I’m still working with that 6TB of data, and likely will be for a long time. The data are divided up by time: full spatial extent for a few time periods. The research group would also like to have time series for a particular location, but I can’t load all the data into memory. My current approach is to load a dataset, then save it as smaller chunks (expect more on file formats and save/load options later). The chunks are small enough in spatial extent that I can open them all and assemble a time series.
Looping over a large number of files in R, doing things with them, then writing them out again can lead to slow memory leaks, even if files are over-written. Hadley Wickham talks about memory management in R in Advanced R. I spent some time poking around with the pryr package, just out of curiousity, but there’s an easier solution: stick all the heavy lifting into a function. As long as the function doesn’t return something that includes its environment, the memory is freed upon exit.

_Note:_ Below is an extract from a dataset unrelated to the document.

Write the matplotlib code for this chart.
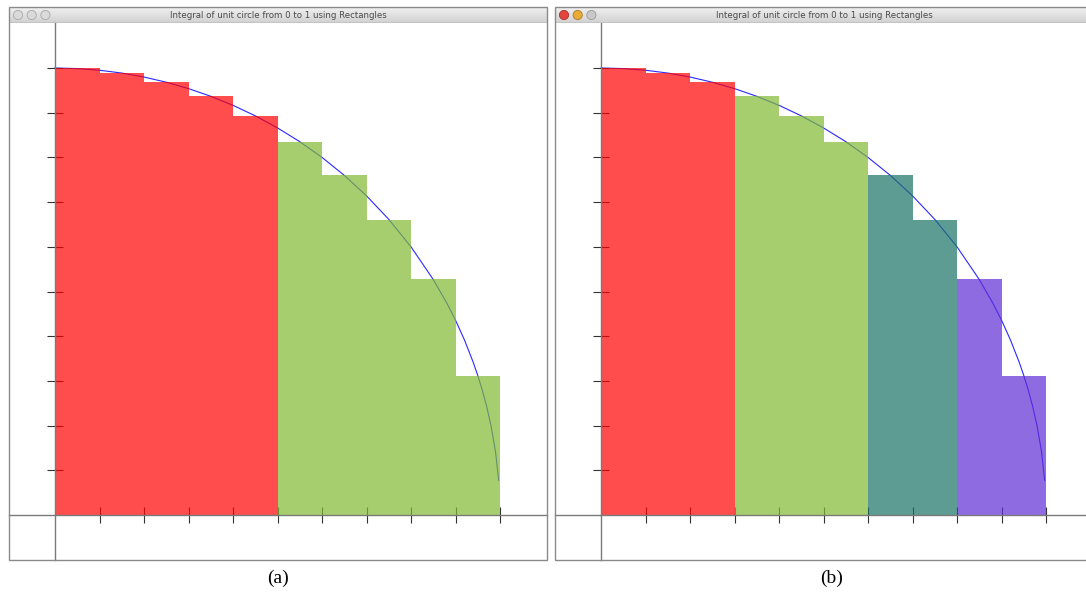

All the file handling (reading and writing) goes into the function.
loadfn <- function(filepatt, outname) {
# list all the files matching the specified pattern
filelist <- list.files(pattern=filepatt)
fulldata <- vector(length(filelist), mode="list")
for(thisfileno in seq_along(filelist)) {
load(filelist[thisfileno]) # loads as thissave
fulldata[[thisfileno]] <- thissave
}
fulldata <- do.call("cbind", fulldata)
# do some other processing
# rename the object and save it
assign(outname, fulldata)
save(list=c(outname), file=paste0(outname, ".RDA"))
invisible()
}
Then the function is called for the full list of possible patterns.
for(thispatt in filepatterns) {
loadfn(thispatt, paste(thispatt, "series", sep=".")
}
No clean-up, no memory leaks. The operating system no longer kills my process every time I leave it.